Saya juga mencoba untuk jlentrekne mengapa mereka lebih memilih untuk menyambangi Garuda Wisnu Kencana alih-alih ke Tugu Pal Putih yang pendhak akhir tahun selalu direvitalisasi dan habis miliaran. Alih-alih meneliti sejarah Garuda Wisnu Kencana, kenapa nggak anak-anak sekolah ini meneliti mengapa revitalisasi Tugu habisin uang tiap akhir tahun, kayak genep-genepi tutup tahun anggaran aja.
Ternyata semua ada alasannya. Ini bukan hanya studi banding budaya, melainkan kesejahteraan manusia. Bali dan Jogja itu sama-sama kota wisata. Makanya guru-guru yang membawa muridnya ke Bali hendak membandingkan seberapa sejahtera kedua penduduk di dua kota wisata ini.
Para siswa yang study tour ke Bali ini diajak untuk melihat ada UMP yang nominalnya di atas 2,4 juta. UMP Bali 2021 dipatok sebesar Rp2.494.000, sama dengan UMP Bali tahun 2020. Kota wisata yang nggak hanya mencoba mensejahterakan wisatawan, tapi juga masyarakatnya.

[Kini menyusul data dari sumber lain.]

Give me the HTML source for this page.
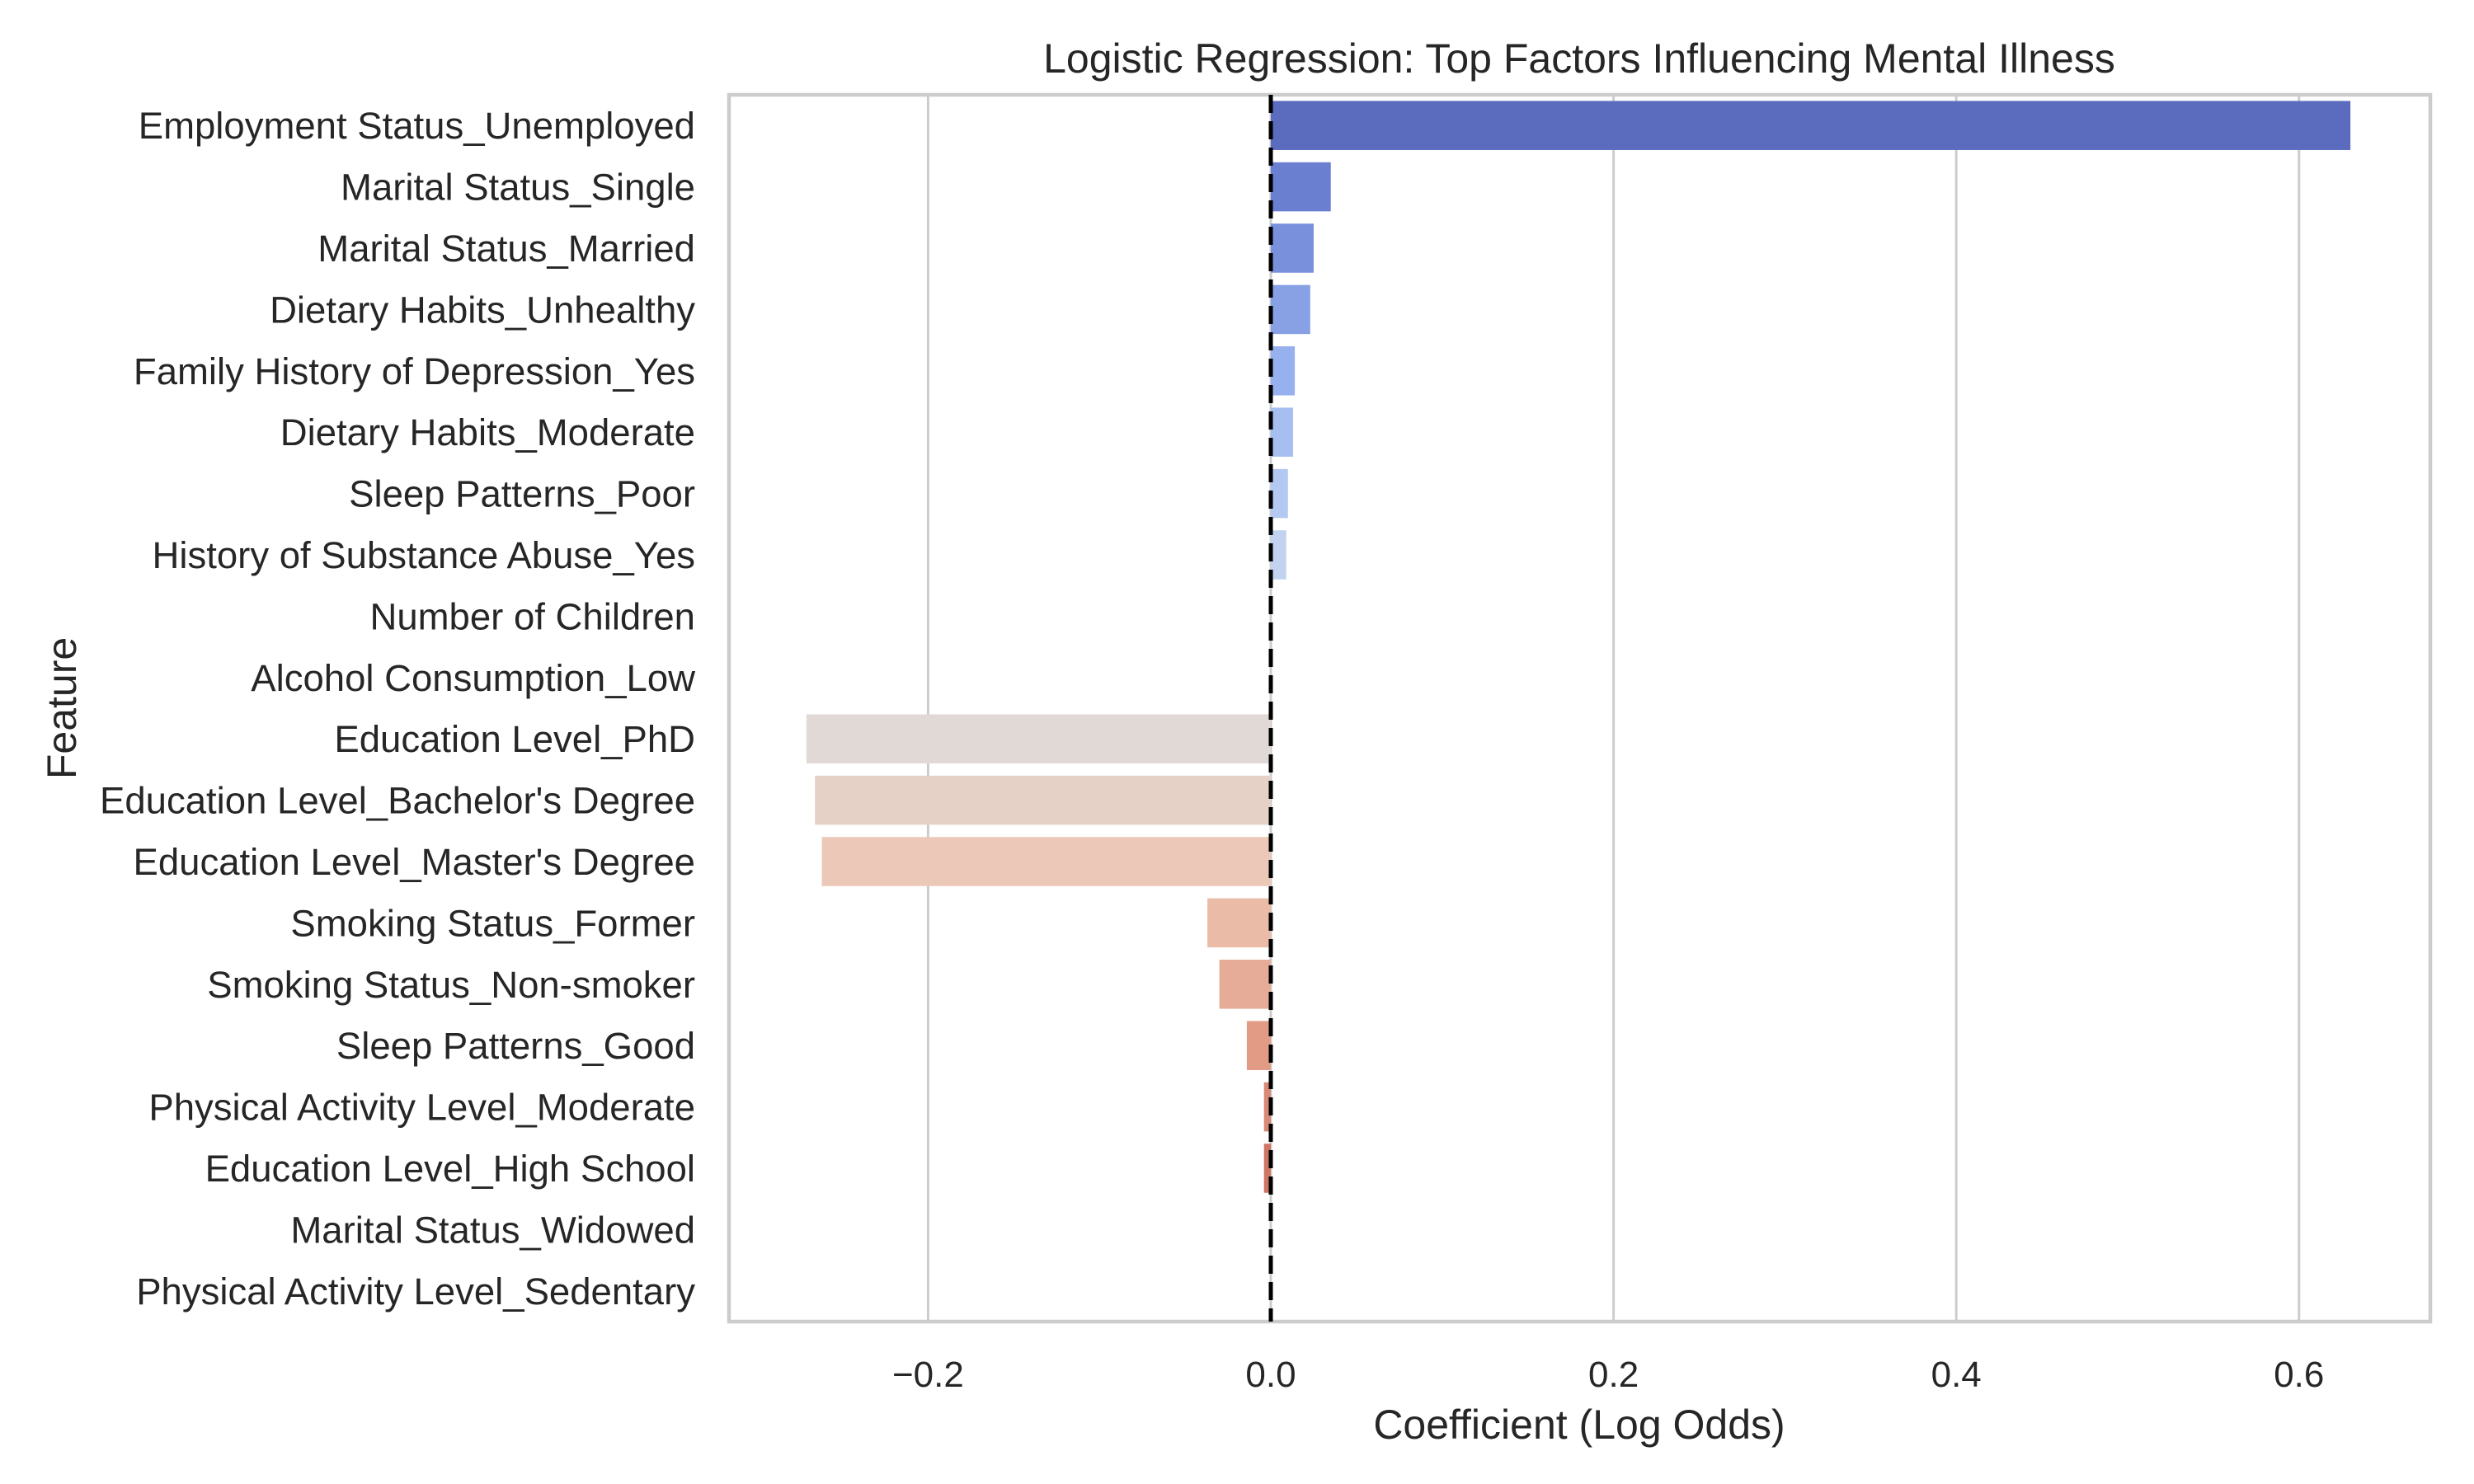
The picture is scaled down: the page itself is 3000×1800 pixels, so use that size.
<!DOCTYPE html>
<html><head><meta charset="utf-8"><style>
html,body{margin:0;padding:0;background:#fff;}
svg{display:block;font-family:"Liberation Sans",Arial,sans-serif;}
</style></head><body>
<svg id="chart" width="3000" height="1800" viewBox="0 0 3000 1800">
<rect width="3000" height="1800" fill="#fff"/>
<g id="grid"></g>
<g id="bars"></g>
<g id="ylabels"></g>
<g id="xlabels"></g>
<rect x="884" y="115" width="2063" height="1488" fill="none" stroke="#cccccc" stroke-width="4.5"/>
<line id="zeroline" y1="115" y2="1603" stroke="#000" stroke-width="5" stroke-dasharray="22,10"/>
<text x="1915" y="88" font-size="50" fill="#262626" text-anchor="middle">Logistic Regression: Top Factors Influencing Mental Illness</text>
<text x="1915" y="1745" font-size="50" fill="#262626" text-anchor="middle">Coefficient (Log Odds)</text>
<text x="0" y="0" font-size="50" fill="#262626" text-anchor="middle" transform="translate(92,859) rotate(-90)">Feature</text>
</svg>
<script>
const categories = ["Employment Status_Unemployed","Marital Status_Single","Marital Status_Married","Dietary Habits_Unhealthy","Family History of Depression_Yes","Dietary Habits_Moderate","Sleep Patterns_Poor","History of Substance Abuse_Yes","Number of Children","Alcohol Consumption_Low","Education Level_PhD","Education Level_Bachelor's Degree","Education Level_Master's Degree","Smoking Status_Former","Smoking Status_Non-smoker","Sleep Patterns_Good","Physical Activity Level_Moderate","Education Level_High School","Marital Status_Widowed","Physical Activity Level_Sedentary"];
const coefficients = [0.630,0.035,0.025,0.023,0.014,0.013,0.010,0.009,0.0,0.0,-0.271,-0.266,-0.262,-0.037,-0.030,-0.014,-0.004,-0.004,0.0,0.0];
const xTicks = [-0.2,0.0,0.2,0.4,0.6];
const xTickLabels = ["\u22120.2","0.0","0.2","0.4","0.6"];

const NS="http://www.w3.org/2000/svg";
const plotL=884, plotR=2947, plotT=115, plotB=1603;
const x0px=1541, pxPerUnit=2078;
function xScale(v){return x0px+v*pxPerUnit;}
const band=(plotB-plotT)/categories.length;
function yScale(i){return plotT+band*(i+0.5);}

const stops=[[59,76,192],[98,130,234],[141,176,254],[184,208,249],[221,221,221],[245,196,173],[244,154,123],[222,96,77],[180,4,38]];
function coolwarm(t){const p=t*8,i=Math.min(7,Math.floor(p)),f=p-i;return stops[i].map((c,k)=>c+(stops[i+1][k]-c)*f);}
function desat(rgb,s){let [r,g,b]=rgb.map(v=>v/255);const mx=Math.max(r,g,b),mn=Math.min(r,g,b);let h=0,sat=0,l=(mx+mn)/2;
 if(mx!==mn){const d=mx-mn;sat=l>0.5?d/(2-mx-mn):d/(mx+mn);
  if(mx===r)h=(g-b)/d+(g<b?6:0);else if(mx===g)h=(b-r)/d+2;else h=(r-g)/d+4;h/=6;}
 sat*=s;
 function hue(p,q,t){if(t<0)t+=1;if(t>1)t-=1;if(t<1/6)return p+(q-p)*6*t;if(t<1/2)return q;if(t<2/3)return p+(q-p)*(2/3-t)*6;return p;}
 let R,G,B;if(sat===0){R=G=B=l;}else{const q=l<0.5?l*(1+sat):l+sat-l*sat,p=2*l-q;R=hue(p,q,h+1/3);G=hue(p,q,h);B=hue(p,q,h-1/3);}
 return `rgb(${Math.round(R*255)},${Math.round(G*255)},${Math.round(B*255)})`;}

const grid=document.getElementById('grid');
const xl=document.getElementById('xlabels');
xTicks.forEach((t,i)=>{
  const gl=document.createElementNS(NS,'line');
  gl.setAttribute('x1',xScale(t));gl.setAttribute('x2',xScale(t));
  gl.setAttribute('y1',plotT);gl.setAttribute('y2',plotB);
  gl.setAttribute('stroke','#cccccc');gl.setAttribute('stroke-width','3');
  
  
  grid.appendChild(gl);
  const tx=document.createElementNS(NS,'text');
  tx.setAttribute('x',xScale(t));tx.setAttribute('y',1682);
  tx.setAttribute('font-size','44');tx.setAttribute('fill','#262626');tx.setAttribute('text-anchor','middle');
  tx.textContent=xTickLabels[i];
  
  
  xl.appendChild(tx);
});

const bars=document.getElementById('bars');
const yl=document.getElementById('ylabels');
const n=categories.length;
categories.forEach((c,i)=>{
  const v=coefficients[i];
  const t=(i+1)/(n+1);
  const r=document.createElementNS(NS,'rect');
  const xa=xScale(Math.min(0,v)), xb=xScale(Math.max(0,v));
  r.setAttribute('x',xa);r.setAttribute('width',Math.max(0,xb-xa));
  r.setAttribute('y',yScale(i)-band*0.4);r.setAttribute('height',band*0.8);
  r.setAttribute('fill',desat(coolwarm(t),0.75));
  
  
  bars.appendChild(r);
  const tx=document.createElementNS(NS,'text');
  tx.setAttribute('x',843);tx.setAttribute('y',yScale(i)+16);
  tx.setAttribute('font-size','45.5');tx.setAttribute('fill','#262626');tx.setAttribute('text-anchor','end');
  tx.textContent=c;
  
  
  yl.appendChild(tx);
});
const z=document.getElementById('zeroline');
z.setAttribute('x1',xScale(0));z.setAttribute('x2',xScale(0));
</script>
</body></html>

Jogja sama kok, sejahtera semuanya….
Nah, para siswa yang study tour ke Bali ini jadi memiliki lanskap pemandangan sosial yang nggak seperti kaca mata kuda. Dengan ke Bali, mereka bisa melihat betapa njomplangnya UMK Kabupaten Badung dengan Kabupaten Bantul. Walau sama-sama depannya “ba” toh kalau Kabupaten Badung ini “ba”-nya “bagus”, sedang Kabupaten Bantul “ba”-nya ini adalah “buanjinduuul”.
UMK paling rendah di Pulau Bali itu Kabupaten Bangli. Itu pun ada di angka 2,4 juta. Kalau saja Kabupaten Bangli ada di Jogja, ia akan menjadi pemilik UMK yang paling tinggi di antara kabupaten-kabupaten yang ada di Jogja. Bahkan untuk Kota Jogja yang nanti bakalan naik 4,08%, nahasnya masih tinggi Kabupaten Bangli.
Kita boleh saja bilang, kesejahteraan masyarakat nggak bisa hanya dilihat dari upah. Namun sayang sekali, sejarah panjang revolusi industri sudah menertawakan argumen ndlogok macam itu. Besaran upah, tentu menentukan kesejahteraan masyarakat yang tinggal di suatu daerah. Study tour ke Bali, jadi bahan reflektif yang menyegarkan, kan?
Jelas, UMR Jogja jangan ditanya lagi. Selain menjadi bahan olok-olok, nyatanya masyarakat Jogja sendiri banyak yang nggak protes. Mereka hidup di dunia ini konsepnya mengabdi, bukan mencari kejayaan. Lantaran konsepnya itu urip mung mampir ngombe. Padahal ya kalau cari ombe, kita butuh energi, dan energi dihasilkan dari makanan. Dari mana makanan didapat? Ya cari uang.
Maka study tour ke Bali ini menjadi ladang basah bagi para siswa untuk menjadi kritis. Persoalan di Bali dan Jogja itu berbeda? Biaya makan di Bali lebih mahal? Lha apa bedanya dengan Jogja Utara yang kini macak jadi Ibu kota—atau bahkan lebih Ibu kota dari Ibu kotanya sendiri.
Gedung-gedung mal tinggi menjulang, klab-klab malam yang menjamur, dan hotel yang bertabur bintang. Apa bedanya dengan Bali, jal? Eh, ya jelas bedanya ada di UMR, ya. Pula, Bali nggak jago meromantisasi karena di sana itu sudah romatis. Bukan dipaksakan dengan cara pakai akun-akun buzzer romantisasi yang dibayar pakai dana pemerintah.
Ah, terbawa lagi langkahku ke sana, mantra apa yang paling istimewa? KTP endi?!